═════ Supplied data ═════

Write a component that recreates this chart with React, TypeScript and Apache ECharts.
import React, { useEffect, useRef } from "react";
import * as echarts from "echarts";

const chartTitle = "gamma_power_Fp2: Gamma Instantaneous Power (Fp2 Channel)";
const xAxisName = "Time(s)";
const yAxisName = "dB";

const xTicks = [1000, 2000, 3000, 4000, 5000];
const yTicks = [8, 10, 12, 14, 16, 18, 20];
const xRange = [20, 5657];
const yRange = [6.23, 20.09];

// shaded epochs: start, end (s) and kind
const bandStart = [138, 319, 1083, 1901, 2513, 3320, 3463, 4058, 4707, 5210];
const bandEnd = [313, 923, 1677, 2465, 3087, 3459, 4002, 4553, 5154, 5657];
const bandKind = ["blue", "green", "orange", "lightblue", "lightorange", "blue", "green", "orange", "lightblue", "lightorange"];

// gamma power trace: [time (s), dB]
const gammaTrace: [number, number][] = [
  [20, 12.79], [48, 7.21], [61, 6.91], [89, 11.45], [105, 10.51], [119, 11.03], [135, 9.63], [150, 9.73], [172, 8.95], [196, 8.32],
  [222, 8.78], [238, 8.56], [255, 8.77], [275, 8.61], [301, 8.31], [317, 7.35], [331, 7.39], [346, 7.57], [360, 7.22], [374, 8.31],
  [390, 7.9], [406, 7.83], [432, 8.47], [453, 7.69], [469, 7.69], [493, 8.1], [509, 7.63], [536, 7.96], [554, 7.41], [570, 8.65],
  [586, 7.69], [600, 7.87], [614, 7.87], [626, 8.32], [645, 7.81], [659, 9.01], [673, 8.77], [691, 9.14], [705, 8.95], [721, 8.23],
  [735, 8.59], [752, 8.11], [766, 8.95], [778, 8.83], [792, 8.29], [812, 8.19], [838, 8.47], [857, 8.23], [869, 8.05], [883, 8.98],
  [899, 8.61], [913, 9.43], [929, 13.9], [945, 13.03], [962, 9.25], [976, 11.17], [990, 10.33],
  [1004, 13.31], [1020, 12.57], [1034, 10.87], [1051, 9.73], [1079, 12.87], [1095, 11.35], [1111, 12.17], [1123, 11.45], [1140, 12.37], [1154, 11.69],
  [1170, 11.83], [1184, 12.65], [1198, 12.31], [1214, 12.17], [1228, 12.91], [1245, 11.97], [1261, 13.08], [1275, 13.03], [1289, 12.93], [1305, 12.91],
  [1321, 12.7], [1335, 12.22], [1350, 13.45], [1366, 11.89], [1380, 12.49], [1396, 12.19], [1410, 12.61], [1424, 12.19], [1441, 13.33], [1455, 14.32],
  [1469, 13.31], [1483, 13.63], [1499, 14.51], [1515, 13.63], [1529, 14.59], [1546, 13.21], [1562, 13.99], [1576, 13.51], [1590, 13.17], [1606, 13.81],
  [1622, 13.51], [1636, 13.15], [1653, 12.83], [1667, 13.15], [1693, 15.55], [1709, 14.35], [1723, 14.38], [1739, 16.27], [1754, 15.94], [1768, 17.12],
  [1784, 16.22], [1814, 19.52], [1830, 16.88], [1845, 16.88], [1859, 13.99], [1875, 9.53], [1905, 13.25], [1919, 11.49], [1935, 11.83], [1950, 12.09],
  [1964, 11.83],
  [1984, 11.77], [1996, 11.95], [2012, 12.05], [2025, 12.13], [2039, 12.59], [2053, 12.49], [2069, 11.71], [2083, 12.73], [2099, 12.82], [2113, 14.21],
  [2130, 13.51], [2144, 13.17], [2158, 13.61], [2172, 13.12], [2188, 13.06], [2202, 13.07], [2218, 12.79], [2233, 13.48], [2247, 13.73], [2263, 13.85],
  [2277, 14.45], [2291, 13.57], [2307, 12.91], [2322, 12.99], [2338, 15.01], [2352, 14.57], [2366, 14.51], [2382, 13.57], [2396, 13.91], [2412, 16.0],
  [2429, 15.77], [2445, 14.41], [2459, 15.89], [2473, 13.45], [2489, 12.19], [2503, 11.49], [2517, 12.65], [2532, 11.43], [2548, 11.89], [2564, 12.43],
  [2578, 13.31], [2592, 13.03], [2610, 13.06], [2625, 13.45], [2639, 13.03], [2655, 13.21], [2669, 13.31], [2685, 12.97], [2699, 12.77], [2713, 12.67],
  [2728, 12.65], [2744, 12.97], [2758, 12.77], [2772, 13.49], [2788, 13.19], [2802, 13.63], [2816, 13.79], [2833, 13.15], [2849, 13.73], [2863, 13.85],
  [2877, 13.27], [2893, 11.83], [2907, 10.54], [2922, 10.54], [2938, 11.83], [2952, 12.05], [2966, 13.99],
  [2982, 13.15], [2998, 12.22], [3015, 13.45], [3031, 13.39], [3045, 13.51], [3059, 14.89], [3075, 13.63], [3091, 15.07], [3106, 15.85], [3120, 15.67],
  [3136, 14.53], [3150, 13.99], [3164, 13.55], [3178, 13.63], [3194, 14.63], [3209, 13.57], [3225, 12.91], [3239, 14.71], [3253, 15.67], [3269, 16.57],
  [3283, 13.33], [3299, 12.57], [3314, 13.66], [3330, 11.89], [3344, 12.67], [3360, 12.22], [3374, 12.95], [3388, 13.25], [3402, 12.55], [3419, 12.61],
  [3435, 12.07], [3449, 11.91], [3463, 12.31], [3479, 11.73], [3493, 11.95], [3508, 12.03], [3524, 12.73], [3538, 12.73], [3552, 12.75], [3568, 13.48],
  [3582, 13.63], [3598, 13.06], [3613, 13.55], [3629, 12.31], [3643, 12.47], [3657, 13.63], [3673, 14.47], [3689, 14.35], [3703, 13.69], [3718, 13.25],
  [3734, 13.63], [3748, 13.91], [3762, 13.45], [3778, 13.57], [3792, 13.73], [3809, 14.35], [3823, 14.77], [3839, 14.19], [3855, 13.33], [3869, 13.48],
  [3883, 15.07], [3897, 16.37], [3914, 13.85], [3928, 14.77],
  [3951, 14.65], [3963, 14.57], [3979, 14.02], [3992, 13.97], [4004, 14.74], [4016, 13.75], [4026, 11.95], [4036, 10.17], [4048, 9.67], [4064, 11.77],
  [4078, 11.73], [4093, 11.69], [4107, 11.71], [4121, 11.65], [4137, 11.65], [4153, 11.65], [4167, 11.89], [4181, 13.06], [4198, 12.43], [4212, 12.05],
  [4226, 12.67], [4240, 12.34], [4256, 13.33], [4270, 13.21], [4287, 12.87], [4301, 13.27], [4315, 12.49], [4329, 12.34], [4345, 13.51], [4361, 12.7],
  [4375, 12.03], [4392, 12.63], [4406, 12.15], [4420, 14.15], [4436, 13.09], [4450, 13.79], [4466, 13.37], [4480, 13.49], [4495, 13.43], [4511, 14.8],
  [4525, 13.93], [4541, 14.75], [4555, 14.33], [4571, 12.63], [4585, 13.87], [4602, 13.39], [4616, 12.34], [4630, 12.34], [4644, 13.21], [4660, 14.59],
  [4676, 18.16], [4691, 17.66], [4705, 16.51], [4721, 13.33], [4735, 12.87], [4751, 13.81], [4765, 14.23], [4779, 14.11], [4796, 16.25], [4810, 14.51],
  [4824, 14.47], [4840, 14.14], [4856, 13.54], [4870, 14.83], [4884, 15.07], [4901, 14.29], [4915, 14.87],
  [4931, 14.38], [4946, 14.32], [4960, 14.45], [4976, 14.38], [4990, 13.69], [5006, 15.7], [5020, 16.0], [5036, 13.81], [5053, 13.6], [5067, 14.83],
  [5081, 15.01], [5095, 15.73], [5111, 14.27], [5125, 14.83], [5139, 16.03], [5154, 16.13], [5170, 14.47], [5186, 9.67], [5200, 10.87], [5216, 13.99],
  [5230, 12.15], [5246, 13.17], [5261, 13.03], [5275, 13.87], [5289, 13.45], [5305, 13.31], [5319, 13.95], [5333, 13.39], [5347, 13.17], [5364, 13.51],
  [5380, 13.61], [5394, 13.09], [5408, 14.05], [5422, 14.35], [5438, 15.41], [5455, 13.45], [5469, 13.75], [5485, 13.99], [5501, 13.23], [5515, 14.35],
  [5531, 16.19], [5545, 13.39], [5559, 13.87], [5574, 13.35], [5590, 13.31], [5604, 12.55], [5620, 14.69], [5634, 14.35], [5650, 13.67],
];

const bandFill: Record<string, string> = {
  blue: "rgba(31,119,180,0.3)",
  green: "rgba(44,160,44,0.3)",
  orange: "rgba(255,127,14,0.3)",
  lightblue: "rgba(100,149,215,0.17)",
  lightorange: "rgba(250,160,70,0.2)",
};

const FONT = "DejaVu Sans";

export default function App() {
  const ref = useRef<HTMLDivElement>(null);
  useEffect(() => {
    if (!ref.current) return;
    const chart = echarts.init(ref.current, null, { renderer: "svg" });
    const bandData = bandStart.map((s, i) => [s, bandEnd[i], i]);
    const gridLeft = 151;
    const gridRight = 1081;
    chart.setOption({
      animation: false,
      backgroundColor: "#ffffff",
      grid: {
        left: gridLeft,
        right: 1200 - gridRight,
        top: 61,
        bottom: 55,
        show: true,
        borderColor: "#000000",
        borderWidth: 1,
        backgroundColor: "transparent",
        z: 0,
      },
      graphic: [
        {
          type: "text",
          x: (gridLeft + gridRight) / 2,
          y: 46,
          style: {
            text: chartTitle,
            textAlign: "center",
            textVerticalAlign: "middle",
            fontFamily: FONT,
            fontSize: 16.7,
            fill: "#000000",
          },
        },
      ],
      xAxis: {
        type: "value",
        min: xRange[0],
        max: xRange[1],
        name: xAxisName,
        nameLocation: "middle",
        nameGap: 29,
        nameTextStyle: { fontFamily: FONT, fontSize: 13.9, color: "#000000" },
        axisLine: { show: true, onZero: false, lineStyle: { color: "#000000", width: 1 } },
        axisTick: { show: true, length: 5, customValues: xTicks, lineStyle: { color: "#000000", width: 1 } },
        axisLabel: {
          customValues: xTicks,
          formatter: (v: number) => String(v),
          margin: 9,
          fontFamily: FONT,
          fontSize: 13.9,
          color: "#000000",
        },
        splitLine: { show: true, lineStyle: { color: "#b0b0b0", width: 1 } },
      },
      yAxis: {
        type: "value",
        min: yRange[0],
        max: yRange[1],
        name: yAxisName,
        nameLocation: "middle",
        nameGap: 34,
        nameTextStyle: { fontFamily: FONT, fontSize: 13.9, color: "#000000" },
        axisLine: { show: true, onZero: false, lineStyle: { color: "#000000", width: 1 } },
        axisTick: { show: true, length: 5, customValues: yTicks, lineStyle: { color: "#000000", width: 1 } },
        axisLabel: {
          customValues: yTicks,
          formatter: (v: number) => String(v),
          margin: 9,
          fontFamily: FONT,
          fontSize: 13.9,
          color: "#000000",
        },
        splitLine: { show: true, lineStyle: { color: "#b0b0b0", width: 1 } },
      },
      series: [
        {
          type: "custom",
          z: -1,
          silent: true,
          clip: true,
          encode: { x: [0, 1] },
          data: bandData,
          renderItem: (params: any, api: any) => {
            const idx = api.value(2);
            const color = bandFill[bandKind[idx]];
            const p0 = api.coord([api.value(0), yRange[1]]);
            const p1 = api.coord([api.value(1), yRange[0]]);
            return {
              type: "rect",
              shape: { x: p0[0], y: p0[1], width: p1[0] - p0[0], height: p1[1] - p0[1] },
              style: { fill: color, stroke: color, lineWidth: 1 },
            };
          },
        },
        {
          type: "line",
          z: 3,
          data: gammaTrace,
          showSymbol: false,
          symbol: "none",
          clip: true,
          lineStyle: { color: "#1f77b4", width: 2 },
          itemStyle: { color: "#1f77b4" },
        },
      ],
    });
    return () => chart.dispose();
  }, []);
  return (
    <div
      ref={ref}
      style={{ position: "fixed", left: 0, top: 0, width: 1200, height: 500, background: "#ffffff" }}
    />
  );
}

═════

== Given instruction ==
Print from the first line through the line that contains "const yRange = [6.23, 20.09];", please, including both, and leave out every line outside that stretch.

== Answer to this task ==
Write a component that recreates this chart with React, TypeScript and Apache ECharts.
import React, { useEffect, useRef } from "react";
import * as echarts from "echarts";

const chartTitle = "gamma_power_Fp2: Gamma Instantaneous Power (Fp2 Channel)";
const xAxisName = "Time(s)";
const yAxisName = "dB";

const xTicks = [1000, 2000, 3000, 4000, 5000];
const yTicks = [8, 10, 12, 14, 16, 18, 20];
const xRange = [20, 5657];
const yRange = [6.23, 20.09];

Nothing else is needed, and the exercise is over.